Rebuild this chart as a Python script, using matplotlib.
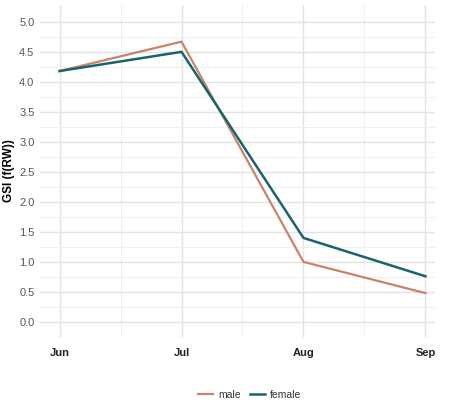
import numpy as np
import matplotlib.pyplot as plt

plt.rcParams['font.family'] = ['Liberation Sans', 'DejaVu Sans']

months = ["Jun", "Jul", "Aug", "Sep"]
male = [4.18, 4.67, 1.00, 0.48]
female = [4.18, 4.50, 1.40, 0.76]
yticks = [0.0, 0.5, 1.0, 1.5, 2.0, 2.5, 3.0, 3.5, 4.0, 4.5, 5.0]

fig = plt.figure(figsize=(4.5, 4.18), dpi=100)
ax = fig.add_axes([0.089, 0.194, 0.878, 0.794])

x = np.arange(len(months))
ax.plot(x, male, color="#C8836A", lw=1.6, label="male")
ax.plot(x, female, color="#15646E", lw=1.8, label="female")

ax.set_xlim(-0.16, 3.08)
ax.set_ylim(-0.25, 5.28)
ax.set_xticks(x)
ax.set_xticklabels(months, fontweight="bold", fontsize=8, color="#222222")
ax.set_xticks([0.5, 1.5, 2.5], minor=True)
ax.set_yticks(yticks)
ax.set_yticklabels([f"{v:.1f}" for v in yticks], fontsize=8, color="#555555")
ax.set_yticks(np.arange(0.25, 5.1, 0.5), minor=True)
ax.grid(which="major", color="#E3E3E3", lw=1.0)
ax.grid(which="minor", color="#EFEFEF", lw=0.7)
ax.set_axisbelow(True)
ax.tick_params(which="both", length=0)
ax.tick_params(axis="x", pad=8)
ax.tick_params(axis="y", pad=4)
for s in ax.spines.values():
    s.set_visible(False)
ax.set_ylabel("GSI (f(RW))", fontweight="bold", fontsize=8.5, labelpad=3)

fig.legend(loc="center", bbox_to_anchor=(0.555, 0.055), ncol=2, frameon=False,
           fontsize=7.5, handlelength=1.5, columnspacing=0.8, handletextpad=0.5,
           labelcolor="#333333")

fig.savefig("out.png", dpi=100)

________________________

#### [Short task]
Except for the pictures, print the data above exactly.

#### [Task answer]
Rebuild this chart as a Python script, using matplotlib.
import numpy as np
import matplotlib.pyplot as plt

plt.rcParams['font.family'] = ['Liberation Sans', 'DejaVu Sans']

months = ["Jun", "Jul", "Aug", "Sep"]
male = [4.18, 4.67, 1.00, 0.48]
female = [4.18, 4.50, 1.40, 0.76]
yticks = [0.0, 0.5, 1.0, 1.5, 2.0, 2.5, 3.0, 3.5, 4.0, 4.5, 5.0]

fig = plt.figure(figsize=(4.5, 4.18), dpi=100)
ax = fig.add_axes([0.089, 0.194, 0.878, 0.794])

x = np.arange(len(months))
ax.plot(x, male, color="#C8836A", lw=1.6, label="male")
ax.plot(x, female, color="#15646E", lw=1.8, label="female")

ax.set_xlim(-0.16, 3.08)
ax.set_ylim(-0.25, 5.28)
ax.set_xticks(x)
ax.set_xticklabels(months, fontweight="bold", fontsize=8, color="#222222")
ax.set_xticks([0.5, 1.5, 2.5], minor=True)
ax.set_yticks(yticks)
ax.set_yticklabels([f"{v:.1f}" for v in yticks], fontsize=8, color="#555555")
ax.set_yticks(np.arange(0.25, 5.1, 0.5), minor=True)
ax.grid(which="major", color="#E3E3E3", lw=1.0)
ax.grid(which="minor", color="#EFEFEF", lw=0.7)
ax.set_axisbelow(True)
ax.tick_params(which="both", length=0)
ax.tick_params(axis="x", pad=8)
ax.tick_params(axis="y", pad=4)
for s in ax.spines.values():
    s.set_visible(False)
ax.set_ylabel("GSI (f(RW))", fontweight="bold", fontsize=8.5, labelpad=3)

fig.legend(loc="center", bbox_to_anchor=(0.555, 0.055), ncol=2, frameon=False,
           fontsize=7.5, handlelength=1.5, columnspacing=0.8, handletextpad=0.5,
           labelcolor="#333333")

fig.savefig("out.png", dpi=100)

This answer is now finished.